There is a contradiction at play in everyday life at the global level. It’s a daily reminder of Samuel Taylor Coleridge’s famous words in his poem, The Rime of the Ancient Mariner published in 1798: Water, water everywhere / Nor any drop to drink.
The fact is that over 70 per cent of the earth’s surface is covered in water, yet you see frequent reports and images of acute scarcity in various parts of the world — and increasingly, of conflicts, whose roots lie in control and access to water resources. For a large section of urban dwellers across the globe, water is easily available to the point of taking it for granted, but it is not so easy for most people. The climate is changing, and droughts are becoming more frequent, while societies expect a continuous supply of safe, clean drinking water. Farmers need water to irrigate crops and for the wellbeing of their livestock. Experts say action is needed now to secure a healthy environment for current and future generations. The lack of clean or safe water is a global problem, which, if unaddressed, will lead to an unsustainable future as the global population increases to nearly nine billion by 2050.

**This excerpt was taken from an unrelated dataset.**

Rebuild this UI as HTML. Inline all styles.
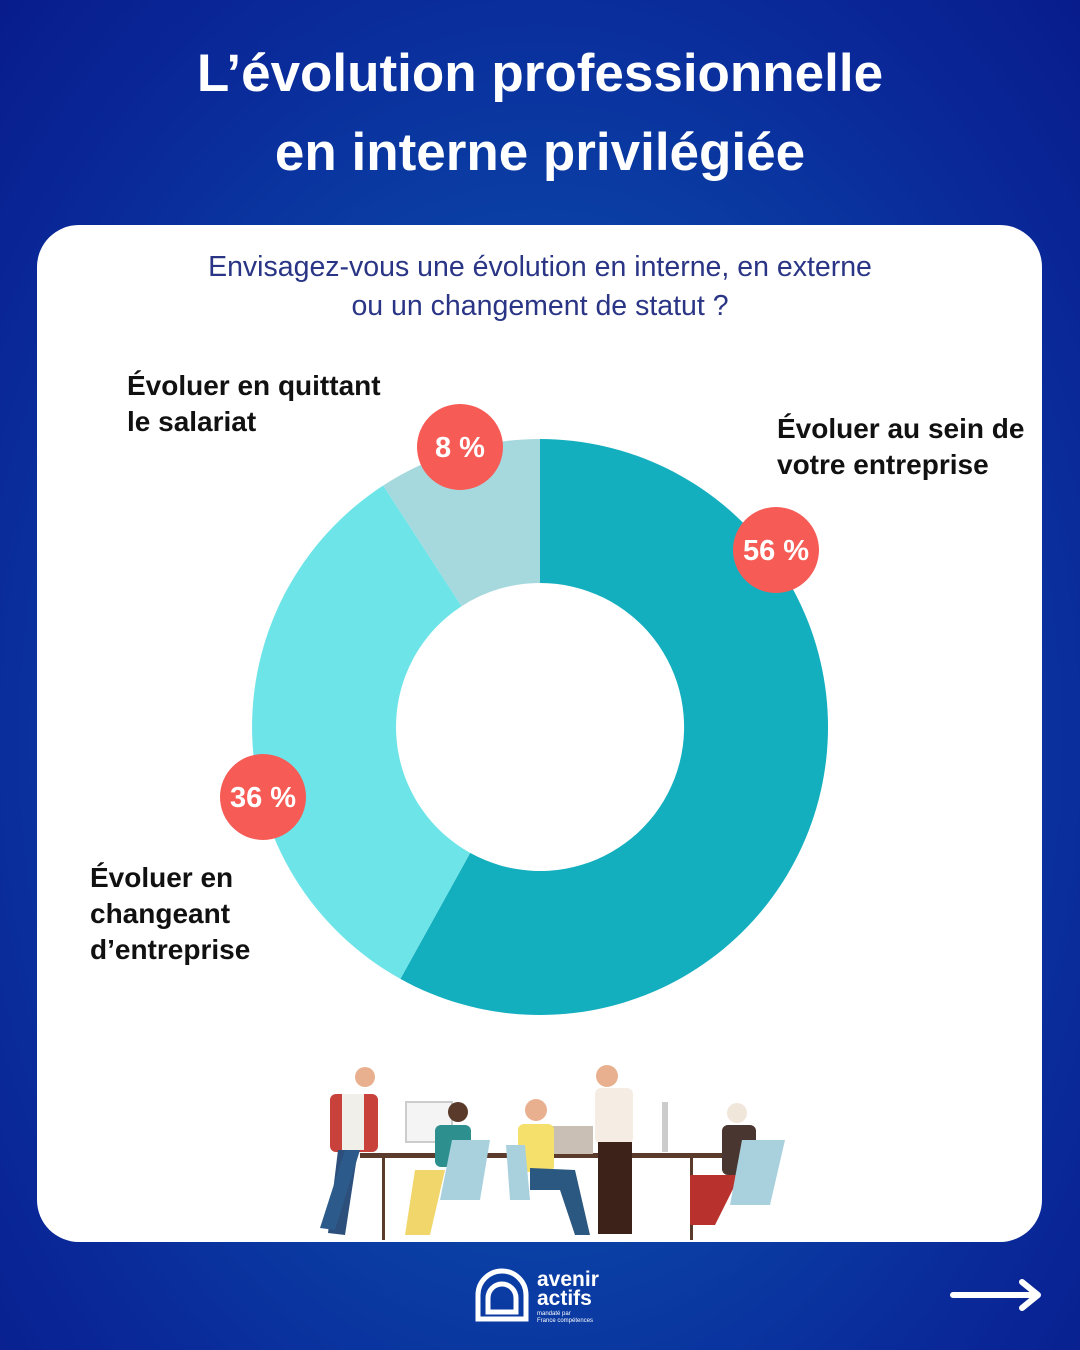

For example, Britain is an island surrounded by water and has several rivers flowing through but faces many challenges of quality and quantity.
Jean Spencer, an expert on water, says: “We’ve grown used to a constant supply of water to the point where it is difficult to contemplate what it’d be like if it wasn’t available. Yet, maintaining reliable water supplies needs careful management and planning and ours face significant pressures over the coming years.”
Many studies say hundreds of millions of people across the globe are without access to safe drinking water (only 3 per cent of earth’s water is freshwater), and experts have long sounded warnings about the looming crisis, some even raising the prospect of ‘water wars’.
Nobel laureate CV Raman called water the ‘elixir of life’, and for renaissance painter Leonardo da Vinci, it “is the driving force of all nature”, but water’s condition today is anything but healthy. The problems include overuse, pollution, issues over allocation, and lack of preservation and replenishment methods.
As US Vice-President Kamala Harris put it during a visit to Oakland, California, “For years, there were wars fought over oil; in a short time, there will be wars fought over water. We must address inequities in access to clean water, at local state federal levels. Understanding opportunities to build back up infrastructure around water.”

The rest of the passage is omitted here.